Alternatives considered¶

Leave AI metadata as documentation only¶

Rejected because prompts, models, evals, and agent guidance affect behavior and safety. They need structured metadata for tooling, policy, and reproducibility.

Hardcode one AI provider¶

Rejected because the ecosystem should support local runtimes, remote providers, private catalogs, and future model formats.

Let agents infer everything from files¶

Rejected because implicit discovery is brittle and unsafe. Capabilities should expose intent explicitly.

Automatically run AI setup during capability application¶

Rejected because model downloads, remote inference, and agent execution are policy-relevant operations and should be explicit.

Drawbacks¶

AI metadata introduces new concepts before Incan has a mature package ecosystem.
Providers may over-declare or under-declare model limitations and eval quality.
Local and remote execution constraints can be hard to model portably.
Prompt and eval provenance adds more metadata to maintain.
Policy may block convenient AI workflows until users configure trust settings.

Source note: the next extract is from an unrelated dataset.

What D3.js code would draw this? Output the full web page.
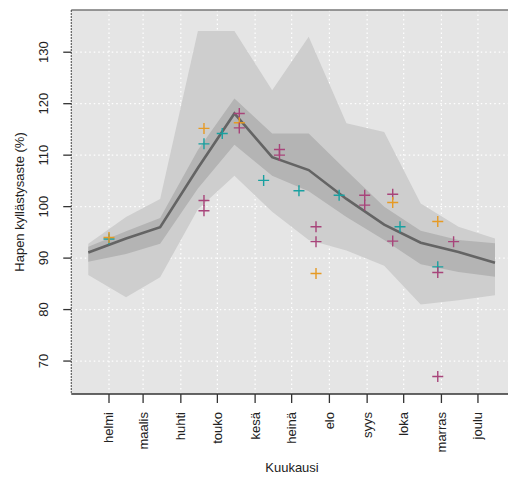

Implementation architecture¶

The recommended implementation shape is to start with descriptive AI asset metadata and typed action integration rather than runtime execution. Packages and capabilities declare assets; incan pub indexes them; CLI and IDE tooling inspect them; RFC 078 actions run them only when explicitly invoked and RFC 076 policy allows it.

This RFC should not block the lifecycle core. AI asset metadata becomes useful after the project can already record provenance, apply capabilities, evaluate policy, and expose typed actions. Early implementations should treat AI assets as descriptive metadata and action references first; model downloads, remote inference, agent workflow execution, and registry-hosted AI graph behavior should come only after RFC 074, RFC 075, RFC 076, and RFC 078 have a working local slice.

Layers affected¶

Manifest schema / configuration validation: packages and projects need AI asset metadata for models, prompts, evals, datasets, and agent guidance.
CLI / tooling: lifecycle tooling needs AI asset inspection, status, provenance, and policy evaluation.
Action execution: RFC 078 actions need AI-backed execution modes and risk categories.
Package and catalog integration: incan.pub should index AI assets as artifact graph nodes with cards and relationships.
LSP / IDE tooling: editor tooling may surface AI capabilities, prompts, evals, and policy warnings.
Agentic tooling: agents may consume asset metadata but must respect policy and explicit user approval.
Documentation: docs must explain local versus remote AI execution, model provenance, prompt review, and evals.

Unresolved questions¶

Which AI asset kinds should be included in v1?
Should Incan define its own prompt template syntax or only reference prompt files with declared input/output metadata?
What metadata is required for remote providers without hardcoding provider-specific fields?
How should model digests and local model cache identities be represented?
Should eval results be stored in project state, registry cards, both, or neither in v1?
What privacy labels are required before remote AI actions can be considered safe enough to standardize?
Should model downloads be handled by incan tool, incan pub, provider-specific CLIs, or a future AI runtime command?
How should agent guidance reference skills without becoming an agent marketplace spec?